What I came up with was a simple
design when there are staging tracks in the garage which represent the West
(Pittsburgh) and the train appears on the layout, travels through Irwin, past
Herminie coal mine, across the duck under/lift out bridge and disappears behind
a view block into the East staging yard (Greensburg). Of course, traffic would
alternate flowing the other direction. This meets all my minimum requirements
and could possible add a couple of the Druthers but here are
the disadvantages or limitations as I see them:
- Hard for engineer to follow his train from staging in
garage into the layout area - could be solved by moving the entrance to
yard to other end (near door) and this may optimize the "waste
space" note I have but not sure what other impacts (It would flip the
direction so this would be the East yard but no concerns there.)

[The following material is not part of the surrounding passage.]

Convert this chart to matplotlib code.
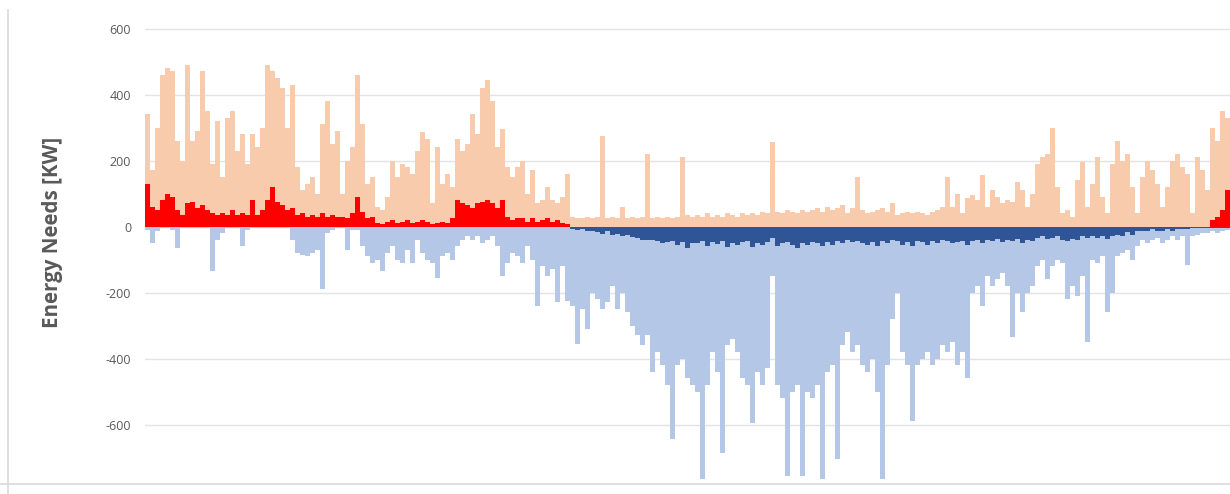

- Irwin yard tracks would probably have to be shortened
(although I might be able to curve them a little around the bottom) and
the mainline/passing siding would have to be shortened to fit the curves
(24" radius in this diagram and I am willing to go 22" for
mainline, 18" for yard and sidings)
- Although I was able to add East McKeesport, the
mainline does not pass through it.
- Likewise, I have 2 P&LE staging tracks behind a
scenery block which cross over the Pennsy mainline to service some tracks
in East McKeesport but this may be optimistic on paper and impossible in reality.
- Herminie coal tracks are very short - maybe 3 cars
each. Would like 4 tracks but would settle for 3 longer tracks if
necessary.
- Duckunder is probably too narrow to be realistic.
I still have a couple of ideas I am mulling over, be this is where I am at the moment.